Not all flattering, mind you. Some folks couldn’t help but look down their noses at this shameless display of excess.

But these folks just don’t get it. Some vehicles, like the Chevrolet Camaro SS convertible, are much more than simple transportation. This is a car that is meant to be enjoyed: to enjoy driving it, to enjoy being in it, and yes, even to enjoy being seen in it.

2011 Chevrolet Camaro SS Convertible
2011 Chevrolet Camaro SS Convertible
2011 Chevrolet Camaro SS Convertible
2011 Chevrolet Camaro SS Convertible. Click image to enlarge

The price of this opulence is not cheap, although I can think of many more expensive ways to show off on wheels. Our test vehicle, a Camaro “2SS” convertible, has a base price of $47,835, $5,800 more than an equivalent coupe model and $2,650 more than a Ford Mustang GT convertible. Add to this $1,710 for a six-speed automatic transmission, $1,380 for a Rally Sport package (body coloured roof ditch moulding, rear spoiler, unique tail lamps, red SS badging and auto-levelling, high-intensity low and high beam headlamps), $540 to polish the 20-inch aluminum alloy wheels included in the Rally Sport package, and $1,160 for the Inferno Orange interior trim package and dual hood and trunk stripes, and the suggested retail price for this well-optioned Camaro arrives at $52,625 not including taxes and delivery charges.

If that price seems, well, up there, consider the cost of almost any other four-passenger convertible – only the Mini Cooper in base trim, the BMW 128i and the Volkswagen Eos start at a lower price than the SS Camaro.

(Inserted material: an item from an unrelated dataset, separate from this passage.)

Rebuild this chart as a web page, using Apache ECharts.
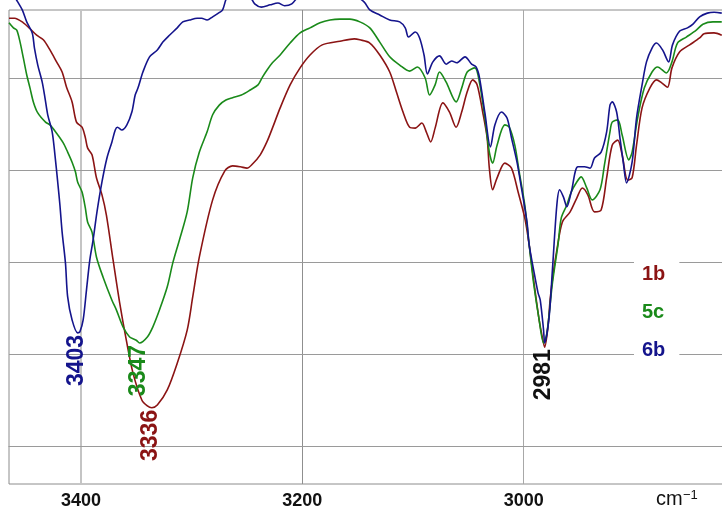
<!DOCTYPE html>
<html>
<head>
<meta charset="utf-8">
<script src="https://cdn.jsdelivr.net/npm/echarts@6/dist/echarts.min.js"></script>
<style>html,body{margin:0;padding:0;background:#fff}#c{width:722px;height:507px}</style>
</head>
<body>
<div id="c"></div>
<script>
// ---- data (wavenumber in cm-1, transmittance-like values) ----
const wn1b = [3465,3460,3452,3446,3440,3434,3428,3422,3417,3413,3408,3404,3399,3396,3394,3390,3386,3381,3377,3371,3365,3359,3353,3345,3340,3336,3331,3322,3313,3304,3299,3293,3281,3270,3263,3256,3250,3245,3238,3232,3227,3220,3211,3202,3193,3182,3166,3153,3148,3139,3130,3121,3115,3109,3103,3098,3092,3088,3084,3080,3073,3067,3061,3056,3051,3046,3042,3037,3033,3031,3028,3024,3017,3011,3005,2999,2995,2991,2986,2983,2981,2978,2976,2973,2970,2965,2958,2952,2947,2942,2936,2930,2925,2920,2915,2911,2906,2902,2898,2893,2886,2880,2875,2870,2866,2859,2850,2841,2837,2828,2821];
const t1b = [93.0,93.0,92.0,90.7,89.3,88.3,86.1,83.5,81.3,78.0,74.8,70.4,69.3,67.0,64.8,63.3,58.3,54.6,50.2,40.5,31.1,23.0,15.9,10.0,8.7,8.3,8.9,12.2,18.0,25.2,32.4,41.1,53.5,59.8,60.9,60.7,60.4,61.3,63.3,66.1,69.1,73.5,78.5,82.2,85.0,87.2,88.0,88.5,88.3,87.6,85.0,81.3,77.0,72.6,69.3,69.1,70.2,68.3,66.1,69.1,74.6,72.6,69.3,72.6,77.0,79.6,78.5,72.6,67.0,60.4,55.7,58.3,61.5,60.4,55.2,49.6,43.7,36.1,27.4,23.5,21.5,26.0,32.0,38.0,42.6,48.7,50.9,53.9,56.1,54.6,50.9,51.3,58.3,65.4,66.5,63.3,57.8,58.3,65.4,73.5,77.8,79.6,78.9,78.0,82.2,85.7,87.2,88.7,89.6,89.8,89.3];

const wn5c = [3465,3461,3458,3455,3452,3449,3446,3443,3439,3432,3428,3422,3416,3412,3408,3405,3403,3399,3396,3394,3390,3386,3380,3372,3368,3362,3356,3350,3347,3340,3335,3329,3322,3317,3311,3304,3299,3293,3286,3281,3275,3269,3263,3255,3247,3240,3236,3232,3227,3220,3211,3202,3193,3184,3175,3166,3157,3148,3139,3130,3121,3112,3103,3096,3089,3085,3080,3076,3070,3061,3056,3051,3044,3040,3035,3031,3028,3024,3017,3013,3008,3004,2999,2995,2991,2986,2982,2979,2974,2969,2966,2961,2957,2952,2948,2943,2938,2931,2927,2922,2920,2915,2911,2905,2902,2897,2891,2884,2879,2871,2866,2861,2853,2844,2838,2829,2821];
const t5c = [92.0,90.9,90.4,87.8,84.3,80.7,77.8,74.8,72.4,70.4,69.8,68.0,65.9,63.9,61.7,59.6,57.4,55.2,51.7,48.7,46.5,41.1,36.7,31.7,29.6,25.9,23.7,23.0,22.4,23.7,25.9,29.6,34.6,39.8,44.8,50.9,58.3,63.9,68.3,72.0,74.1,75.2,75.7,76.3,77.4,78.5,80.2,81.7,83.3,85.0,87.6,89.8,90.9,92.0,92.6,92.8,92.8,92.2,90.9,87.8,84.6,82.8,81.5,82.4,80.0,76.3,78.5,81.3,79.1,74.8,77.8,81.3,82.2,79.1,71.3,63.9,61.5,65.4,69.8,69.3,65.4,59.6,52.4,43.7,35.4,27.4,22.4,24.5,35.4,43.7,49.6,52.4,55.2,57.4,58.5,56.1,53.5,55.7,61.1,68.3,70.4,70.9,67.6,62.2,63.9,71.3,77.8,81.3,82.4,81.1,83.5,87.6,88.9,90.4,91.7,92.2,92.2];

const wn6b = [3461,3457,3453,3449,3444,3442,3439,3435,3432.5,3430,3426,3423.5,3421,3419,3417,3414,3412,3408,3403,3401,3398,3395,3392,3389,3385.5,3381,3376.5,3372,3369,3367,3363,3358.5,3354,3351,3348.5,3344,3338,3331,3326,3320,3313,3308,3302,3295,3291,3286,3281,3274.5,3272,3267,3256,3247,3243,3237,3229,3222,3216,3209.5,3202,3184,3166,3153,3144,3139,3130,3121,3112,3107,3104,3098,3094,3090,3087,3082,3076,3070,3065,3060.5,3053,3047,3043,3040,3035,3030,3026,3020,3015,3011,3006,3002,2997,2995,2991,2987,2985,2982,2981,2977,2974,2970,2967.5,2964,2961,2957,2951,2945,2940,2936,2930,2925,2922,2920,2916,2913,2910,2907,2902,2898,2893,2889,2884,2880,2874.5,2869,2865.5,2859,2852,2847,2841,2834,2828,2821];
const t6b = [98.0,96.5,94.8,92.2,89.8,86.5,82.8,79.1,75.7,72.0,68.3,63.3,57.4,52.4,46.5,39.8,32.4,27.4,24.6,24.8,27.4,33.9,40.4,44.8,50.9,57.4,62.6,66.1,68.7,69.3,68.7,69.8,72.6,76.3,77.8,81.3,84.6,86.1,87.8,89.3,90.9,92.2,92.6,93.0,93.0,92.6,93.3,94.3,94.8,98.0,99.1,97.6,96.1,95.4,95.9,96.3,95.7,96.1,98.0,98.9,99.1,98.0,96.5,94.8,93.7,92.6,92.2,90.9,88.9,90.0,88.7,85.0,80.9,83.5,84.8,83.0,83.7,83.3,84.6,83.0,82.4,80.2,72.4,65.0,69.8,72.6,71.3,67.0,61.7,56.1,48.7,43.7,38.3,33.3,31.7,25.2,22.4,28.0,38.3,52.4,55.7,54.1,52.0,55.2,60.7,60.7,60.4,62.6,63.9,68.3,74.1,74.8,72.6,67.0,61.7,57.2,61.7,71.3,78.5,83.5,86.5,87.6,86.1,83.5,87.2,90.2,90.9,91.7,93.3,94.1,94.3,94.1];

const seriesNames = ['1b', '5c', '6b'];
const seriesColors = ['#8b1414', '#1a8a1a', '#14148c'];
const xTicks = [3400, 3200, 3000];
const yGrid = [0, 20, 40, 60, 80];
const peakWn = [3403, 3347, 3336, 2981];
const peakSeriesIdx = [2, 1, 0, 0];
const peakColors = ['#14148c', '#1a8a1a', '#8b1414', '#111111'];

const zip = (a, b) => a.map((w, i) => [w, b[i]]);
const allData = [zip(wn1b, t1b), zip(wn5c, t5c), zip(wn6b, t6b)];

const FONT = '"Liberation Sans", Arial, sans-serif';
const chart = echarts.init(document.getElementById('c'), null, {renderer: 'canvas'});

const vLineStyles = {
  3400: {color: '#c4c4c4', width: 2, type: 'solid'},
  3200: {color: '#8f8f8f', width: 1, type: 'solid'},
  3000: {color: '#a8a8a8', width: 1, type: 'solid'}
};

const option = {
  animation: false,
  backgroundColor: '#ffffff',
  grid: {left: 9, right: -23, top: 10, bottom: 23, show: true, borderColor: '#8c8c8c', borderWidth: 1, containLabel: false, outerBoundsMode: 'none'},
  xAxis: {
    type: 'value', inverse: true, min: 2800, max: 3465, interval: 200, offset: 3,
    axisLine: {show: true, lineStyle: {color: '#8c8c8c', width: 1}},
    axisTick: {show: false},
    splitLine: {show: false},
    axisLabel: {show: true, showMinLabel: false, showMaxLabel: false, margin: 5,
      formatter: v => String(v),
      color: '#111', fontSize: 18, fontWeight: 'bold', fontFamily: FONT}
  },
  yAxis: {
    type: 'value', min: -8.26, max: 94.78, show: false, splitLine: {show: false}
  },
  legend: {
    show: true, orient: 'vertical', left: 634, top: 258, z: 10,
    padding: [6, 14, 6, 3], itemGap: 18, itemWidth: 0, itemHeight: 20,
    icon: 'rect', selectedMode: false, backgroundColor: '#ffffff',
    itemStyle: {opacity: 0}, lineStyle: {opacity: 0},
    textStyle: {fontSize: 20, fontWeight: 'bold', fontFamily: FONT, lineHeight: 20},
    data: seriesNames.map((n, i) => ({name: n, textStyle: {color: seriesColors[i]}}))
  },
  series: [
    {
      name: 'grid', type: 'line', data: [], z: 1, silent: true,
      markLine: {
        z: 1, silent: true, symbol: ['none', 'none'], label: {show: false}, animation: false,
        data: xTicks.map(v => ({xAxis: v, lineStyle: vLineStyles[v]}))
          .concat(yGrid.map(v => ({yAxis: v, lineStyle: {color: '#9a9a9a', width: 1, type: 'solid'}})))
      }
    }
  ].concat(seriesNames.map((n, i) => ({
    name: n, type: 'line', data: allData[i], showSymbol: false, smooth: 0.3,
    clip: i !== 2, z: 3 + i,
    lineStyle: {color: seriesColors[i], width: 1.6},
    itemStyle: {color: seriesColors[i]}
  })))
};
chart.setOption(option);

// peak labels placed through the chart's scales
const graphics = [];
peakWn.forEach((wn, k) => {
  const d = allData[peakSeriesIdx[k]];
  let best = d[0];
  d.forEach(p => { if (Math.abs(p[0] - wn) < Math.abs(best[0] - wn)) best = p; });
  const px = chart.convertToPixel({gridIndex: 0}, [wn, best[1]]);
  graphics.push({
    type: 'text', z: 20,
    x: px[0] - 1, y: px[1] + 2, rotation: Math.PI / 2,
    style: {text: String(wn), fill: peakColors[k], font: 'bold 23px ' + FONT,
      align: 'right', verticalAlign: 'middle'}
  });
});
graphics.push({type: 'text', z: 20, x: 656, y: 499,
  style: {text: 'cm', fill: '#111', font: '20px ' + FONT, align: 'left', verticalAlign: 'middle'}});
graphics.push({type: 'text', z: 20, x: 683, y: 495,
  style: {text: '\u22121', fill: '#111', font: '13px ' + FONT, align: 'left', verticalAlign: 'middle'}});
chart.setOption({graphic: graphics});
</script>
</body>
</html>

For buyers who want a four-passenger convertible, the choices are limited and prices begin north of $30K; in most cases, way north of $30K. And you can guarantee you won’t find any convertible with 400 horsepower anywhere near the Chevrolet Camaro SS.

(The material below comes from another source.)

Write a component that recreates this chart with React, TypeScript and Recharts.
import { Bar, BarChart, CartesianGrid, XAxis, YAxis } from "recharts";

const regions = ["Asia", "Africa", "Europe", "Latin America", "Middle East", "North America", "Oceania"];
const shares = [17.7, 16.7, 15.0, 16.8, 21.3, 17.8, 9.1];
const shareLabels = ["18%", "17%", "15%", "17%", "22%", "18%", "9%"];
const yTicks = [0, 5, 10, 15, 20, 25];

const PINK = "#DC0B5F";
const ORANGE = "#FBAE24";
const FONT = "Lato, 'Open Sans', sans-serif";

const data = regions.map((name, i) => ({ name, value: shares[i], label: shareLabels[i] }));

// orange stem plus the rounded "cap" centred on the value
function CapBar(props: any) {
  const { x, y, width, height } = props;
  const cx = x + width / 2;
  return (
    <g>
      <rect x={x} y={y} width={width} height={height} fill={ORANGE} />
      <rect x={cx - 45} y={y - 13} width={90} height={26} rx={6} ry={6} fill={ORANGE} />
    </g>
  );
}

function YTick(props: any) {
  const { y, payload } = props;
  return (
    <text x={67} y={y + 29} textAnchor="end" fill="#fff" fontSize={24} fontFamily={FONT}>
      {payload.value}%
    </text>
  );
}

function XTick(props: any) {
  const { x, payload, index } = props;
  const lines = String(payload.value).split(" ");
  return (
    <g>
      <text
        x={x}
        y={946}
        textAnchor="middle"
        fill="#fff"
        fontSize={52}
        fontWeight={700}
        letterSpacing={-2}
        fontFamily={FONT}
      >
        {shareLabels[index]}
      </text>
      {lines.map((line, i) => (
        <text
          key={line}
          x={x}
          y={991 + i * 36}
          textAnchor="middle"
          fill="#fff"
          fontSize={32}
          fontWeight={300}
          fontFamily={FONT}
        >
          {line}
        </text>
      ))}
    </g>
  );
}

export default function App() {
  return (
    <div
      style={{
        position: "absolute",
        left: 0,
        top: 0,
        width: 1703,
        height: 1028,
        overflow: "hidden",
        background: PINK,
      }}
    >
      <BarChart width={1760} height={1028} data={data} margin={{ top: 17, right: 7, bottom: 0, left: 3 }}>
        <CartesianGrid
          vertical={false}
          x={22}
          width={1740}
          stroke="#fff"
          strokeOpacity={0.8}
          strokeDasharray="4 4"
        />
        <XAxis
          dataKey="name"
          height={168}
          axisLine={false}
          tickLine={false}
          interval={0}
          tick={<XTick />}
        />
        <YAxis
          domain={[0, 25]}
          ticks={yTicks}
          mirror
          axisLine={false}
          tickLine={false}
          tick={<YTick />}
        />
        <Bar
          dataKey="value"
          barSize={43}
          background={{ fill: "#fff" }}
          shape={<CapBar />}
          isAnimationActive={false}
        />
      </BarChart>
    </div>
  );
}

Opt for the manual transmission and you will not only save $1,710, but you will get an additional 26 hp. The 6.2-litre LS3 V8, based on the same engine found in the Corvette, is rated at 426 hp and 420 lb.-ft. of torque. Coupled with the automatic transmission, as our test vehicle was equipped, the 6.2-litre L99 engine is rated at 400 hp and 410 lb.-ft. of torque.

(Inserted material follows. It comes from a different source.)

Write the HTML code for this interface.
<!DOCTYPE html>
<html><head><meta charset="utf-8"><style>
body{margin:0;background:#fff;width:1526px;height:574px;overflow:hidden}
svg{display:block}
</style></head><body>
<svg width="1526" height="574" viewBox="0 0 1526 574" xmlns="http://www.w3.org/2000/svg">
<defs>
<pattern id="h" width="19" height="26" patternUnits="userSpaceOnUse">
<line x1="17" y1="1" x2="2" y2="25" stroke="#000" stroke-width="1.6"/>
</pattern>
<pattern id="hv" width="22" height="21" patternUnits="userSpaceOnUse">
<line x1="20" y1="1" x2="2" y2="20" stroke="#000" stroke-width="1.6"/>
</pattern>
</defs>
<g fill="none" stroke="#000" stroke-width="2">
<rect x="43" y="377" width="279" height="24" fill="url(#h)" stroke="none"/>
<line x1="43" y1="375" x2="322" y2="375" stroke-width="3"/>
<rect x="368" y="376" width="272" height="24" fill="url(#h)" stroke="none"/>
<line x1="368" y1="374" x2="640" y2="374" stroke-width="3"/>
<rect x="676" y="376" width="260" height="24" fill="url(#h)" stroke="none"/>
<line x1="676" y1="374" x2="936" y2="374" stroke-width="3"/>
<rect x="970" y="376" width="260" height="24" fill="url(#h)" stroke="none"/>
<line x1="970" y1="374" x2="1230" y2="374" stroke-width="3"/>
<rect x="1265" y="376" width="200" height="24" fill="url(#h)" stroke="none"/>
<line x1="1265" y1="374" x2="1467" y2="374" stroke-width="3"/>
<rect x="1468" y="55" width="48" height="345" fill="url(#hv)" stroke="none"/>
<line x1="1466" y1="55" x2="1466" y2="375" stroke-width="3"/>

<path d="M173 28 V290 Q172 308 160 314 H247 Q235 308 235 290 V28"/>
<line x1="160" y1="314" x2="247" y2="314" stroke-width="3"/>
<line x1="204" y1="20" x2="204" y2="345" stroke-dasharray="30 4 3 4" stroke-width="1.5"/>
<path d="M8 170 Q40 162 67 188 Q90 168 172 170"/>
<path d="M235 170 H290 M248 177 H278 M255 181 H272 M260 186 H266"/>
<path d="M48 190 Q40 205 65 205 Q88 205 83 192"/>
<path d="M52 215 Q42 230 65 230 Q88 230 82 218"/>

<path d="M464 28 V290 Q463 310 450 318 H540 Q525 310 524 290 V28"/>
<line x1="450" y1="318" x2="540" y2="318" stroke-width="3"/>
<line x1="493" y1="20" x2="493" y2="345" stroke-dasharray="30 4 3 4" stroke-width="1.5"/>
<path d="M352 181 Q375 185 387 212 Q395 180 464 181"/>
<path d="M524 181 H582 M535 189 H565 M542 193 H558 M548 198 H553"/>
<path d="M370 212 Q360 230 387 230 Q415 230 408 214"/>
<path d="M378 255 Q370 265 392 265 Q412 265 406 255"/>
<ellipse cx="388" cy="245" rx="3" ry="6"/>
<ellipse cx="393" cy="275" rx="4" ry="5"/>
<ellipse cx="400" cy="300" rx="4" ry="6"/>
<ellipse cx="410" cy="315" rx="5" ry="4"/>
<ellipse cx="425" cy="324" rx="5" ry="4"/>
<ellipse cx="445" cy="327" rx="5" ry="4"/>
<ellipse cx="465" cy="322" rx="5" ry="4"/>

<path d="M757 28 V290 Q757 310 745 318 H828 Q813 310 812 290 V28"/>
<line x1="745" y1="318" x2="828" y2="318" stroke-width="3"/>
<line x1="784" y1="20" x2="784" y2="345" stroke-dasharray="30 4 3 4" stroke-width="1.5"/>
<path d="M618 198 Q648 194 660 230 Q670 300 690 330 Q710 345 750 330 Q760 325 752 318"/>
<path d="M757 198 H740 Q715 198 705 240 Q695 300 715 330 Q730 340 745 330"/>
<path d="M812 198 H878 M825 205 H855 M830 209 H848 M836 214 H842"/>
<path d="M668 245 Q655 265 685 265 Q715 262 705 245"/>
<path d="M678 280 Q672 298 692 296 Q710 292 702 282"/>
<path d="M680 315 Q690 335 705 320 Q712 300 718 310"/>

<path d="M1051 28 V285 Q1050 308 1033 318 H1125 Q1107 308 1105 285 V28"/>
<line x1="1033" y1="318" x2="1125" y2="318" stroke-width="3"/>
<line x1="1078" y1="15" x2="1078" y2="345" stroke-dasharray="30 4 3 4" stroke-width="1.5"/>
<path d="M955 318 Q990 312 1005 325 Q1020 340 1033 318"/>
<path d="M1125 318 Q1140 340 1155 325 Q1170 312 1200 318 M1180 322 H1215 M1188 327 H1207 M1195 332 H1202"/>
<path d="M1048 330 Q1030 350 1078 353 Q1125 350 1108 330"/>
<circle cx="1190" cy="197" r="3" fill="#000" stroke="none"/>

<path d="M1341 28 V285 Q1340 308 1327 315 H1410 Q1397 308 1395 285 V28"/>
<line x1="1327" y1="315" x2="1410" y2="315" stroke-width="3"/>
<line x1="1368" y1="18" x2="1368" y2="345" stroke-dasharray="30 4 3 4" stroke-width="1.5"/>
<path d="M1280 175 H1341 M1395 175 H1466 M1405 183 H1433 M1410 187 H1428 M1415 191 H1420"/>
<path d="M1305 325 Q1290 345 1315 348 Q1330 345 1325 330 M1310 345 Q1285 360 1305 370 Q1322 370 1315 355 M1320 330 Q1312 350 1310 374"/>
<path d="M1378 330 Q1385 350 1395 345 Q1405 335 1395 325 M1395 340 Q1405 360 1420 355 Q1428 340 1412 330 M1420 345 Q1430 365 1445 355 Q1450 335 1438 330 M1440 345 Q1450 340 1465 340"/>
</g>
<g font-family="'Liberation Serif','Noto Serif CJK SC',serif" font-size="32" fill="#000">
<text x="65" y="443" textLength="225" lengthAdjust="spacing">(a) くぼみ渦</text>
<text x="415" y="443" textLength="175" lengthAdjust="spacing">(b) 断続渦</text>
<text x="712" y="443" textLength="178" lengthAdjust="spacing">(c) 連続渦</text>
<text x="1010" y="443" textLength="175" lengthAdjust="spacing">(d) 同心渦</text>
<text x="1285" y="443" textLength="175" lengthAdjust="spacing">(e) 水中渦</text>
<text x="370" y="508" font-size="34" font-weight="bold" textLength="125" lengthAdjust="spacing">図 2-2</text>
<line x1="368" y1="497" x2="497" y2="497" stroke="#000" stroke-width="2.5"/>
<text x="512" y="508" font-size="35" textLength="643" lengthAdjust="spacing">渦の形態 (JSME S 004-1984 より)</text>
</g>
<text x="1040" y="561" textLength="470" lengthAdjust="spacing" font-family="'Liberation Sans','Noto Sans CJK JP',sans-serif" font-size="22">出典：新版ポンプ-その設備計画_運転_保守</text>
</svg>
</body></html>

Premium fuel is recommended, but not required. And if you are not concerned about maximum performance, you will probably drop back to regular. It’s a thirsty beast. Although rated by Energuide at 13.3 litres/100 kilometres in the city and 8.0 L/100 km on the highway (10.9 combined), the best I could do was a combined consumption of 14.6 L/100 km during my summery week of mostly cruising and the odd blast when overcome by the need to feel full throttle. Step into the accelerator and you can watch the fuel consumption rise as quickly as the speedometer.